Today changes are made to the Public Contracts Regulations 2015, and the Concession Contracts Regulations 2016 and Utilities Contracts Regulations 2016 come into force:

Public Sector Procurement

Small amendments have been made to the Public Contracts Regulations 2015 which amend the mandatory exclusion criteria, so your standard PQQs will need to be updated to include these changes. We understand that the CCS is going to publish an amended version of the mandatory standard PQQ shortly.

Also, regulation 72 which deals with modifications to contracts has been slightly revised in relation to the additional works, supplies or services by the original contractor becoming necessary. Now, the requirement is that the change of contractor cannot be made for technical reasons and it would cause significant inconvenience or cost to the contracting authority and any increase to the contract price must not exceed 50% of the original contract value.

Health Procurement

From today (18 April 2016), the Public Contracts Regulations 2015 apply to the commissioning of health service contracts by NHS England and Clinical Commissioning Groups, where the expected value of the contract in question is £589,148 or more. These Regulations will apply alongside the NHS (Procurement, Patient Choice and Competition) (No.2) Regulations 2013. In practice, this means that health service contracts valued over the relevant threshold must be advertised in the Official Journal of the European Union and then a process adhering to the principles of transparency and equal treatment must be carried out in awarding the contract.

Utilities Procurement

From today, utilities must comply with the new requirements under the Utilites Contracts Regulation 2016. These replace the Utilities Contracts Regulations 2006. New provisions for utilities to get to grips with include a limit on the duration of frameworks to 8 years (rather than indefinite), competitive dialogue and innovation partnerships become available for use and the new rules on light touch procurement (where the estimated value is over £785,530) come into play.


For the public sector and utilities alike, any contracts for works or services concessions must be procured in compliance with the Concession Contracts Regulations 2016 where the expected value of the concession is £4,104,194 or more.

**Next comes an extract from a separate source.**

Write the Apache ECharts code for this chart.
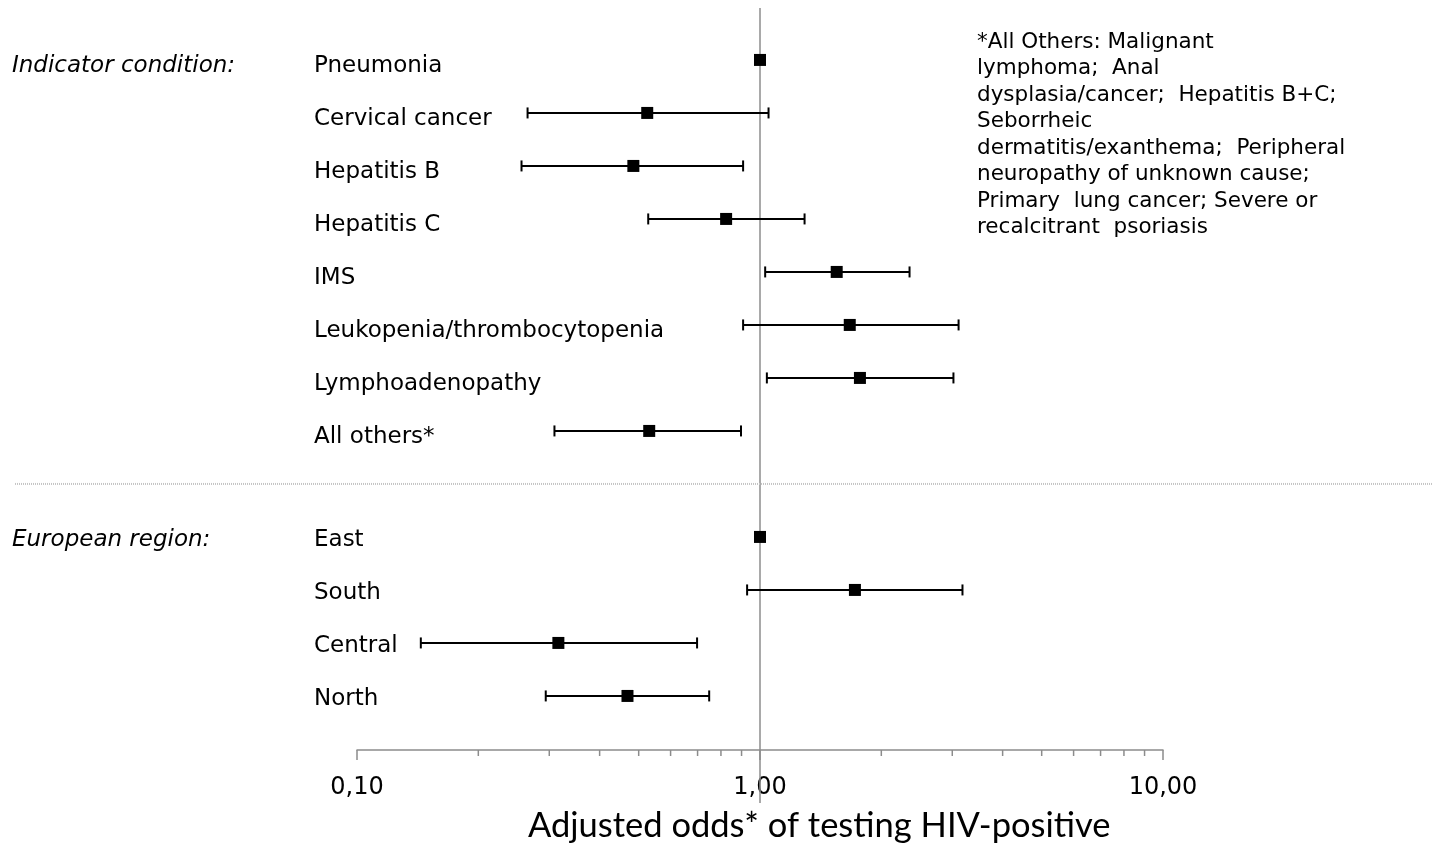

Under the Concession Contracts Regulations 2016, a concession is defined as a contract under which the execution of works or the provision and management of services is entrusted to one or more providers, the consideration for which is the right to exploit those works or services. Usually this will involve the provider receiving payment from third parties and not wholly from the awarding authority - the key to this definition is that must be some transfer of operating risk to the concession operator which involves “real exposure to the vagaries of the market”.